> **Task objective**: Pick out every line in the data below that holds "with".

^^^^^^^^^^^^^^^^

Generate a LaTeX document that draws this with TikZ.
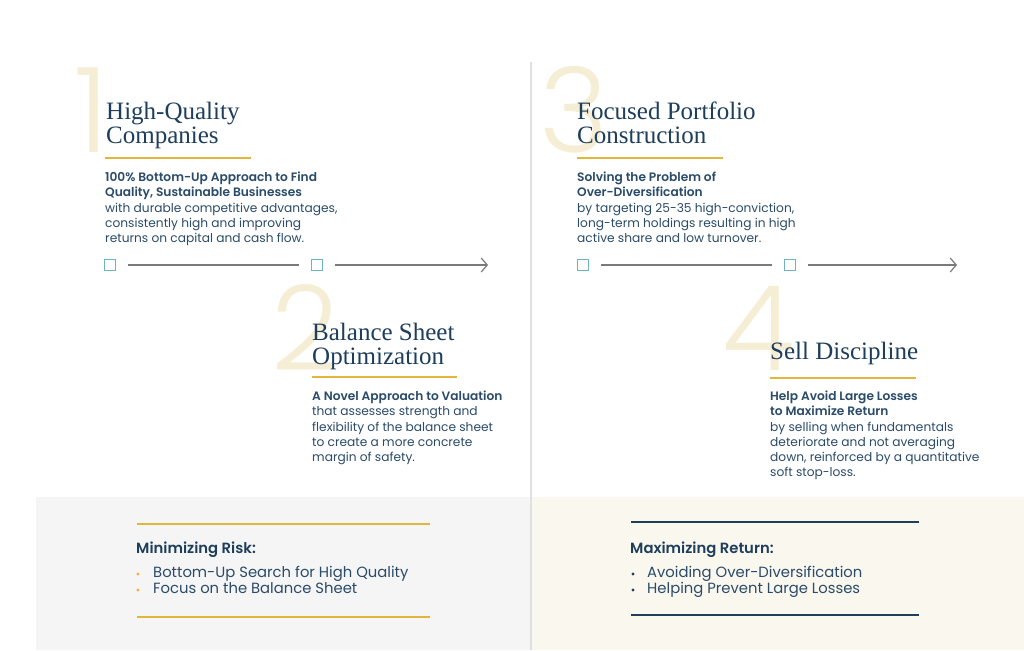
\documentclass[tikz,border=0pt]{standalone}
\usepackage{fontspec}
\setmainfont{Poppins}[BoldFont={Poppins SemiBold}]
\newfontfamily\headfont{Liberation Serif}
\newfontfamily\numfont{Poppins Light}
\usetikzlibrary{arrows.meta}
\definecolor{navy}{HTML}{1D3E5C}
\definecolor{bodyc}{HTML}{2A4B69}
\definecolor{gold}{HTML}{E2B53C}
\definecolor{numc}{HTML}{F5EDD4}
\definecolor{teal}{HTML}{6EB4C0}
\definecolor{lgray}{HTML}{F5F5F5}
\definecolor{cream}{HTML}{FAF7EE}
\definecolor{divc}{HTML}{E0E0E0}
\definecolor{linec}{HTML}{7A7A7A}
\tikzset{
  bignum/.style={anchor=base west, inner sep=0, text=numc, font=\numfont\fontsize{118}{118}\selectfont},
  head/.style={anchor=north west, inner sep=0, align=left, text=navy, font=\headfont\fontsize{25}{25}\selectfont},
  body/.style={anchor=north west, inner sep=0, align=left, text=bodyc, font=\fontsize{12.2}{15.2}\selectfont},
  rule/.style={draw=gold, line width=1.2pt},
  sq/.style={draw=teal, line width=1.3pt, minimum size=11pt, inner sep=0, fill=white},
  conn/.style={draw=linec, line width=1.2pt},
  arr/.style={conn, -{Straight Barb[length=6pt,width=14pt,line width=1.2pt]}},
  sumhead/.style={anchor=north west, inner sep=0, text=navy, font=\bfseries\fontsize{14.8}{16}\selectfont},
  sumitem/.style={anchor=north west, inner sep=0, text=bodyc, font=\fontsize{14.8}{16}\selectfont},
}
\begin{document}
\begin{tikzpicture}[x=1pt,y=-1pt]
\useasboundingbox (0,0) rectangle (1024,650);
\fill[white] (0,0) rectangle (1024,650);
% bottom panels
\fill[lgray] (36,497) rectangle (530,650);
\fill[cream] (532,497) rectangle (1024,650);
\draw[divc, line width=1.2pt] (531,62) -- (531,650);

% big numbers
\node[bignum] (n1) at (74,152) {1};
\node[bignum] (n2) at (271,370) {2};
\node[bignum] (n3) at (539,152) {3};
\node[bignum] (n4) at (722,370) {4};

% section 1
\node[head] (h1) at (106,102) {High-Quality\\[-1pt]Companies};
\draw[rule] (105,158) -- (251,158);
\node[body] (b1) at (105,172) {\textbf{100\% Bottom-Up Approach to Find}\\\textbf{Quality, Sustainable Businesses}\\with durable competitive advantages,\\consistently high and improving\\returns on capital and cash flow.};

% section 2
\node[head] (h2) at (312,323) {Balance Sheet\\[-1pt]Optimization};
\draw[rule] (312,377) -- (457,377);
\node[body] (b2) at (312,391) {\textbf{A Novel Approach to Valuation}\\that assesses strength and\\flexibility of the balance sheet\\to create a more concrete\\margin of safety.};

% section 3
\node[head] (h3) at (577,102) {Focused Portfolio\\[-1pt]Construction};
\draw[rule] (577,158) -- (723,158);
\node[body] (b3) at (577,172) {\textbf{Solving the Problem of}\\\textbf{Over-Diversification}\\by targeting 25-35 high-conviction,\\long-term holdings resulting in high\\active share and low turnover.};

% section 4
\node[head] (h4) at (770,342) {Sell Discipline};
\draw[rule] (770,378) -- (916,378);
\node[body] (b4) at (770,391) {\textbf{Help Avoid Large Losses}\\\textbf{to Maximize Return}\\by selling when fundamentals\\deteriorate and not averaging\\down, reinforced by a quantitative\\soft stop-loss.};

% timeline left
\node[sq] (s1) at (110,265) {};
\node[sq] (s2) at (317,265) {};
\coordinate (e1) at (488,265);
\draw[conn] ([xshift=12pt]s1.east) -- ([xshift=-12pt]s2.west);
\draw[arr] ([xshift=12pt]s2.east) -- (e1);

% timeline right
\node[sq] (s3) at (583,265) {};
\node[sq] (s4) at (790,265) {};
\coordinate (e2) at (957,265);
\draw[conn] ([xshift=12pt]s3.east) -- ([xshift=-12pt]s4.west);
\draw[arr] ([xshift=12pt]s4.east) -- (e2);

% bottom left
\draw[rule] (137,524) -- (430,524);
\node[sumhead] (mr) at (136,542) {Minimizing Risk:};
\fill[gold] (138,574) circle (1.6pt);
\fill[gold] (138,590) circle (1.6pt);
\node[sumitem] (i1) at (153,566) {Bottom-Up Search for High Quality};
\node[sumitem] (i2) at (153,582) {Focus on the Balance Sheet};
\draw[rule] (137,617) -- (430,617);

% bottom right
\draw[draw=navy, line width=1.2pt] (631,522) -- (919,522);
\node[sumhead] (mx) at (630,542) {Maximizing Return:};
\fill[navy] (633,574) circle (1.6pt);
\fill[navy] (633,590) circle (1.6pt);
\node[sumitem] (i3) at (647,566) {Avoiding Over-Diversification};
\node[sumitem] (i4) at (647,582) {Helping Prevent Large Losses};
\draw[draw=navy, line width=1.2pt] (631,615) -- (919,615);
\end{tikzpicture}
\end{document}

^^^^^^^^^^^^^^^^

> **Solution to this task**:
Generate a LaTeX document that draws this with TikZ.
\node[body] (b1) at (105,172) {\textbf{100\% Bottom-Up Approach to Find}\\\textbf{Quality, Sustainable Businesses}\\with durable competitive advantages,\\consistently high and improving\\returns on capital and cash flow.};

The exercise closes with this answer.